§ **The exercise**
Write out the material exactly, without any of its pictures.

§ **Dataset excerpt**
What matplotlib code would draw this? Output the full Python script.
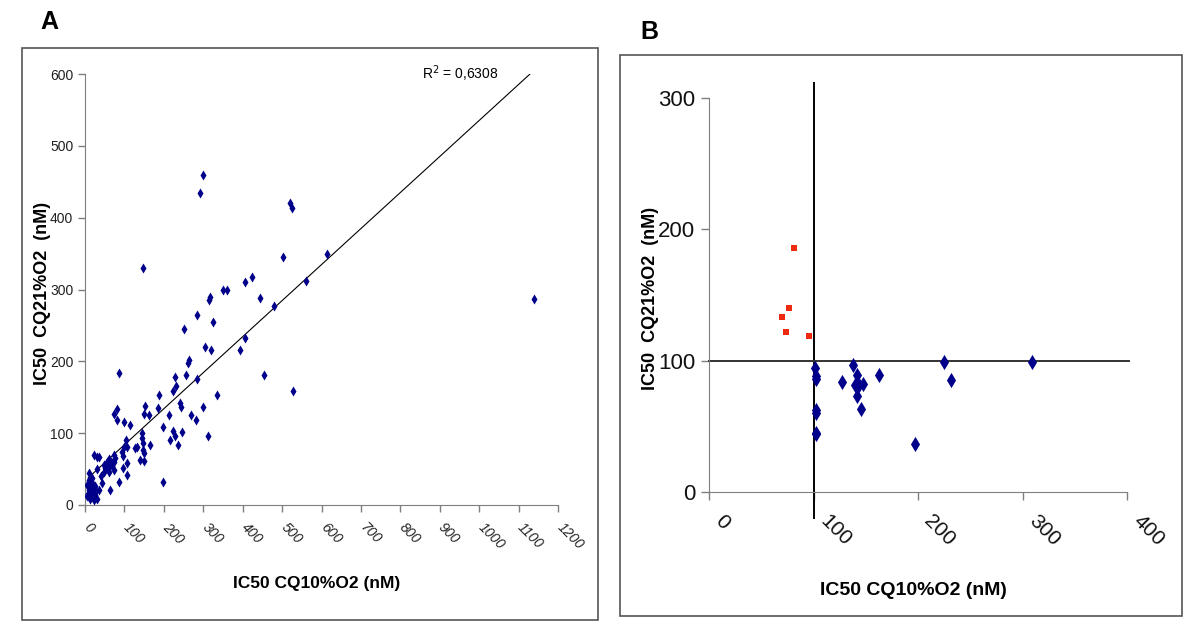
import matplotlib
matplotlib.use("Agg")
import matplotlib.pyplot as plt
from matplotlib.patches import Rectangle
from matplotlib.transforms import ScaledTranslation
from matplotlib import font_manager

# ---- Panel A data: IC50 at 10% O2 vs 21% O2 (nM) ----
A_X = [299, 292, 520, 525, 1140,
       147, 503, 614, 560, 424, 407, 351, 359, 314, 317, 445, 479, 283, 325, 251,
       407, 393, 305, 320, 265, 262, 85, 455, 255, 229, 283, 232, 224, 188, 335, 528,
       241, 243, 152, 150, 163, 185, 214, 268, 282, 300, 313, 100, 114, 199, 224, 228,
       247, 216, 237, 144, 144, 146, 146, 150, 150, 165, 133, 103, 106, 97, 106, 96,
       106, 199, 81, 74, 81,
       22, 30, 43, 64, 86, 18, 26, 13, 35, 26, 18, 9, 5, 22, 30, 18, 9, 47, 52, 69,
       73, 73, 77, 64, 60, 73, 94, 98, 128, 140, 14, 36, 5, 10, 30, 40, 55, 60, 68,
       58, 48, 15, 8, 20, 28, 12]
A_Y = [460, 434, 420, 414, 287,
       330, 345, 349, 312, 317, 311, 299, 299, 286, 289, 288, 277, 264, 255, 245,
       233, 216, 220, 216, 202, 198, 184, 181, 181, 178, 175, 166, 159, 153, 153, 159,
       142, 137, 138, 127, 125, 135, 125, 125, 118, 137, 96, 115, 111, 109, 103, 96,
       102, 90, 84, 100, 93, 86, 77, 72, 61, 84, 81, 90, 81, 68, 59, 51,
       42, 32, 134, 127, 118,
       70, 67, 30, 21, 32, 30, 14, 9, 21, 26, 16, 21, 12, 7, 9, 37, 35, 46, 51, 54,
       60, 70, 65, 56, 46, 49, 74, 81, 79, 63, 33, 67, 28, 45, 50, 40, 60, 64, 58,
       52, 55, 18, 15, 22, 20, 25]

# trend line
TREND_X = [8, 1131]
TREND_SLOPE = 0.5016
TREND_INTERCEPT = 33.7
R2_TEXT = "R$^2$ = 0,6308"

A_XTICKS = list(range(0, 1201, 100))
A_YTICKS = list(range(0, 601, 100))

# ---- Panel B data ----
B_BLUE_X = [101, 102, 102, 102, 102, 102, 102, 127, 138, 142, 140, 144, 147, 142, 145,
            163, 197, 225, 232, 309]
B_BLUE_Y = [94, 88, 86, 62, 60, 45, 44, 84, 97, 89, 81, 81, 82, 73, 63,
            89, 36, 99, 85, 99]
B_RED_X = [70, 77, 74, 96, 81]
B_RED_Y = [133, 140, 122, 119, 186]
B_CUT_X = 100
B_CUT_Y = 100
B_XTICKS = [0, 100, 200, 300, 400]
B_YTICKS = [0, 100, 200, 300]

XLABEL = "IC50 CQ10%O2 (nM)"
YLABEL = "IC50  CQ21%O2  (nM)"

available = {f.name for f in font_manager.fontManager.ttflist}
NARROW = ["Liberation Sans Narrow", "Liberation Sans"] if "Liberation Sans Narrow" in available else ["Liberation Sans"]
WIDE = ["Liberation Sans", "DejaVu Sans"]

NAVY = "#00008B"
GRAY = "#7f7f7f"

fig = plt.figure(figsize=(12, 6.36), dpi=100)
W, H = 1200, 636

def px_rect(left, top, right, bottom):
    return [left / W, 1 - bottom / H, (right - left) / W, (bottom - top) / H]

def shift_labels(labels, dx_px):
    off = ScaledTranslation(dx_px / 100, 0, fig.dpi_scale_trans)
    for lab in labels:
        lab.set_transform(lab.get_transform() + off)

# frames around the panels
fig.patches.append(Rectangle((22 / W, 1 - 620 / H), (598 - 22) / W, (620 - 48) / H,
                             transform=fig.transFigure, fill=False, ec="#555555", lw=1.2))
fig.patches.append(Rectangle((620 / W, 1 - 616 / H), (1182 - 620) / W, (616 - 55) / H,
                             transform=fig.transFigure, fill=False, ec="#555555", lw=1.2))
fig.text(40 / W, 1 - 22 / H, "A", fontsize=18, fontweight="bold", family=WIDE, va="center")
fig.text(640 / W, 1 - 32 / H, "B", fontsize=18, fontweight="bold", family=WIDE, va="center")

# ---------- Panel A ----------
ax = fig.add_axes(px_rect(85, 74, 558, 505))
ax.scatter(A_X, A_Y, marker="d", s=26, color=NAVY, linewidths=0, zorder=3)
tx = [TREND_X[0], TREND_X[1]]
ty = [TREND_INTERCEPT + TREND_SLOPE * v for v in tx]
ax.plot(tx, ty, color="black", lw=0.8, zorder=2)
ax.text(855, 600, R2_TEXT, fontsize=10, family=NARROW, ha="left", va="center")

ax.set_xlim(0, 1200)
ax.set_ylim(0, 600)
ax.set_xticks(A_XTICKS)
ax.set_yticks(A_YTICKS)
for s in ["top", "right"]:
    ax.spines[s].set_visible(False)
for s in ["left", "bottom"]:
    ax.spines[s].set_color(GRAY)
ax.tick_params(axis="both", colors=GRAY, labelcolor="#222222", length=5, width=1,
               direction="out")
ax.tick_params(axis="x", pad=6)
xl = ax.set_xticklabels([str(t) for t in A_XTICKS], rotation=-45, ha="left", va="top",
                        rotation_mode="anchor", family=NARROW, fontsize=10, style="italic")
ax.set_yticklabels([str(t) for t in A_YTICKS], family=NARROW, fontsize=10)
shift_labels(xl, 6)
ax.set_xlabel(XLABEL, family=NARROW, fontsize=12.5, fontweight="bold")
ax.xaxis.set_label_coords(0.49, -0.164)
ax.set_ylabel(YLABEL, family=WIDE, fontsize=13, fontweight="bold")
ax.yaxis.set_label_coords(-0.072, 0.49)

# ---------- Panel B ----------
bx = fig.add_axes(px_rect(709, 98.3, 1127, 491.7))
bx.set_xlim(0, 400)
bx.set_ylim(0, 300)
bx.scatter(B_BLUE_X, B_BLUE_Y, marker="d", s=60, color=NAVY, linewidths=0, zorder=3, clip_on=False)
bx.scatter(B_RED_X, B_RED_Y, marker="s", s=24, color="#EE2A10", linewidths=0, zorder=3, clip_on=False)
bx.plot([B_CUT_X, B_CUT_X], [-20, 312], color="black", lw=1.4, clip_on=False, zorder=2)
bx.plot([0, 402], [B_CUT_Y, B_CUT_Y], color="#333333", lw=1.4, clip_on=False, zorder=2)

bx.set_xticks(B_XTICKS)
bx.set_yticks(B_YTICKS)
for s in ["top", "right"]:
    bx.spines[s].set_visible(False)
for s in ["left", "bottom"]:
    bx.spines[s].set_color(GRAY)
bx.tick_params(axis="both", colors=GRAY, labelcolor="#111111", length=6, width=1,
               direction="out")
bx.tick_params(axis="x", pad=8)
bx.tick_params(axis="y", pad=4)
bl = bx.set_xticklabels([str(t) for t in B_XTICKS], rotation=-45, ha="left", va="top",
                        rotation_mode="anchor", family=NARROW, fontsize=15)
bx.set_yticklabels([str(t) for t in B_YTICKS], family=NARROW, fontsize=16)
shift_labels(bl, 16)
bx.set_xlabel(XLABEL, family=NARROW, fontsize=14, fontweight="bold")
bx.xaxis.set_label_coords(0.49, -0.23)
bx.set_ylabel(YLABEL, family=WIDE, fontsize=13, fontweight="bold")
bx.yaxis.set_label_coords(-0.119, 0.49)

fig.savefig("out.png", dpi=100)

§ **Output below**
What matplotlib code would draw this? Output the full Python script.
import matplotlib
matplotlib.use("Agg")
import matplotlib.pyplot as plt
from matplotlib.patches import Rectangle
from matplotlib.transforms import ScaledTranslation
from matplotlib import font_manager

# ---- Panel A data: IC50 at 10% O2 vs 21% O2 (nM) ----
A_X = [299, 292, 520, 525, 1140,
       147, 503, 614, 560, 424, 407, 351, 359, 314, 317, 445, 479, 283, 325, 251,
       407, 393, 305, 320, 265, 262, 85, 455, 255, 229, 283, 232, 224, 188, 335, 528,
       241, 243, 152, 150, 163, 185, 214, 268, 282, 300, 313, 100, 114, 199, 224, 228,
       247, 216, 237, 144, 144, 146, 146, 150, 150, 165, 133, 103, 106, 97, 106, 96,
       106, 199, 81, 74, 81,
       22, 30, 43, 64, 86, 18, 26, 13, 35, 26, 18, 9, 5, 22, 30, 18, 9, 47, 52, 69,
       73, 73, 77, 64, 60, 73, 94, 98, 128, 140, 14, 36, 5, 10, 30, 40, 55, 60, 68,
       58, 48, 15, 8, 20, 28, 12]
A_Y = [460, 434, 420, 414, 287,
       330, 345, 349, 312, 317, 311, 299, 299, 286, 289, 288, 277, 264, 255, 245,
       233, 216, 220, 216, 202, 198, 184, 181, 181, 178, 175, 166, 159, 153, 153, 159,
       142, 137, 138, 127, 125, 135, 125, 125, 118, 137, 96, 115, 111, 109, 103, 96,
       102, 90, 84, 100, 93, 86, 77, 72, 61, 84, 81, 90, 81, 68, 59, 51,
       42, 32, 134, 127, 118,
       70, 67, 30, 21, 32, 30, 14, 9, 21, 26, 16, 21, 12, 7, 9, 37, 35, 46, 51, 54,
       60, 70, 65, 56, 46, 49, 74, 81, 79, 63, 33, 67, 28, 45, 50, 40, 60, 64, 58,
       52, 55, 18, 15, 22, 20, 25]

# trend line
TREND_X = [8, 1131]
TREND_SLOPE = 0.5016
TREND_INTERCEPT = 33.7
R2_TEXT = "R$^2$ = 0,6308"

A_XTICKS = list(range(0, 1201, 100))
A_YTICKS = list(range(0, 601, 100))

# ---- Panel B data ----
B_BLUE_X = [101, 102, 102, 102, 102, 102, 102, 127, 138, 142, 140, 144, 147, 142, 145,
            163, 197, 225, 232, 309]
B_BLUE_Y = [94, 88, 86, 62, 60, 45, 44, 84, 97, 89, 81, 81, 82, 73, 63,
            89, 36, 99, 85, 99]
B_RED_X = [70, 77, 74, 96, 81]
B_RED_Y = [133, 140, 122, 119, 186]
B_CUT_X = 100
B_CUT_Y = 100
B_XTICKS = [0, 100, 200, 300, 400]
B_YTICKS = [0, 100, 200, 300]

XLABEL = "IC50 CQ10%O2 (nM)"
YLABEL = "IC50  CQ21%O2  (nM)"

available = {f.name for f in font_manager.fontManager.ttflist}
NARROW = ["Liberation Sans Narrow", "Liberation Sans"] if "Liberation Sans Narrow" in available else ["Liberation Sans"]
WIDE = ["Liberation Sans", "DejaVu Sans"]

NAVY = "#00008B"
GRAY = "#7f7f7f"

fig = plt.figure(figsize=(12, 6.36), dpi=100)
W, H = 1200, 636

def px_rect(left, top, right, bottom):
    return [left / W, 1 - bottom / H, (right - left) / W, (bottom - top) / H]

def shift_labels(labels, dx_px):
    off = ScaledTranslation(dx_px / 100, 0, fig.dpi_scale_trans)
    for lab in labels:
        lab.set_transform(lab.get_transform() + off)

# frames around the panels
fig.patches.append(Rectangle((22 / W, 1 - 620 / H), (598 - 22) / W, (620 - 48) / H,
                             transform=fig.transFigure, fill=False, ec="#555555", lw=1.2))
fig.patches.append(Rectangle((620 / W, 1 - 616 / H), (1182 - 620) / W, (616 - 55) / H,
                             transform=fig.transFigure, fill=False, ec="#555555", lw=1.2))
fig.text(40 / W, 1 - 22 / H, "A", fontsize=18, fontweight="bold", family=WIDE, va="center")
fig.text(640 / W, 1 - 32 / H, "B", fontsize=18, fontweight="bold", family=WIDE, va="center")

# ---------- Panel A ----------
ax = fig.add_axes(px_rect(85, 74, 558, 505))
ax.scatter(A_X, A_Y, marker="d", s=26, color=NAVY, linewidths=0, zorder=3)
tx = [TREND_X[0], TREND_X[1]]
ty = [TREND_INTERCEPT + TREND_SLOPE * v for v in tx]
ax.plot(tx, ty, color="black", lw=0.8, zorder=2)
ax.text(855, 600, R2_TEXT, fontsize=10, family=NARROW, ha="left", va="center")

ax.set_xlim(0, 1200)
ax.set_ylim(0, 600)
ax.set_xticks(A_XTICKS)
ax.set_yticks(A_YTICKS)
for s in ["top", "right"]:
    ax.spines[s].set_visible(False)
for s in ["left", "bottom"]:
    ax.spines[s].set_color(GRAY)
ax.tick_params(axis="both", colors=GRAY, labelcolor="#222222", length=5, width=1,
               direction="out")
ax.tick_params(axis="x", pad=6)
xl = ax.set_xticklabels([str(t) for t in A_XTICKS], rotation=-45, ha="left", va="top",
                        rotation_mode="anchor", family=NARROW, fontsize=10, style="italic")
ax.set_yticklabels([str(t) for t in A_YTICKS], family=NARROW, fontsize=10)
shift_labels(xl, 6)
ax.set_xlabel(XLABEL, family=NARROW, fontsize=12.5, fontweight="bold")
ax.xaxis.set_label_coords(0.49, -0.164)
ax.set_ylabel(YLABEL, family=WIDE, fontsize=13, fontweight="bold")
ax.yaxis.set_label_coords(-0.072, 0.49)

# ---------- Panel B ----------
bx = fig.add_axes(px_rect(709, 98.3, 1127, 491.7))
bx.set_xlim(0, 400)
bx.set_ylim(0, 300)
bx.scatter(B_BLUE_X, B_BLUE_Y, marker="d", s=60, color=NAVY, linewidths=0, zorder=3, clip_on=False)
bx.scatter(B_RED_X, B_RED_Y, marker="s", s=24, color="#EE2A10", linewidths=0, zorder=3, clip_on=False)
bx.plot([B_CUT_X, B_CUT_X], [-20, 312], color="black", lw=1.4, clip_on=False, zorder=2)
bx.plot([0, 402], [B_CUT_Y, B_CUT_Y], color="#333333", lw=1.4, clip_on=False, zorder=2)

bx.set_xticks(B_XTICKS)
bx.set_yticks(B_YTICKS)
for s in ["top", "right"]:
    bx.spines[s].set_visible(False)
for s in ["left", "bottom"]:
    bx.spines[s].set_color(GRAY)
bx.tick_params(axis="both", colors=GRAY, labelcolor="#111111", length=6, width=1,
               direction="out")
bx.tick_params(axis="x", pad=8)
bx.tick_params(axis="y", pad=4)
bl = bx.set_xticklabels([str(t) for t in B_XTICKS], rotation=-45, ha="left", va="top",
                        rotation_mode="anchor", family=NARROW, fontsize=15)
bx.set_yticklabels([str(t) for t in B_YTICKS], family=NARROW, fontsize=16)
shift_labels(bl, 16)
bx.set_xlabel(XLABEL, family=NARROW, fontsize=14, fontweight="bold")
bx.xaxis.set_label_coords(0.49, -0.23)
bx.set_ylabel(YLABEL, family=WIDE, fontsize=13, fontweight="bold")
bx.yaxis.set_label_coords(-0.119, 0.49)

fig.savefig("out.png", dpi=100)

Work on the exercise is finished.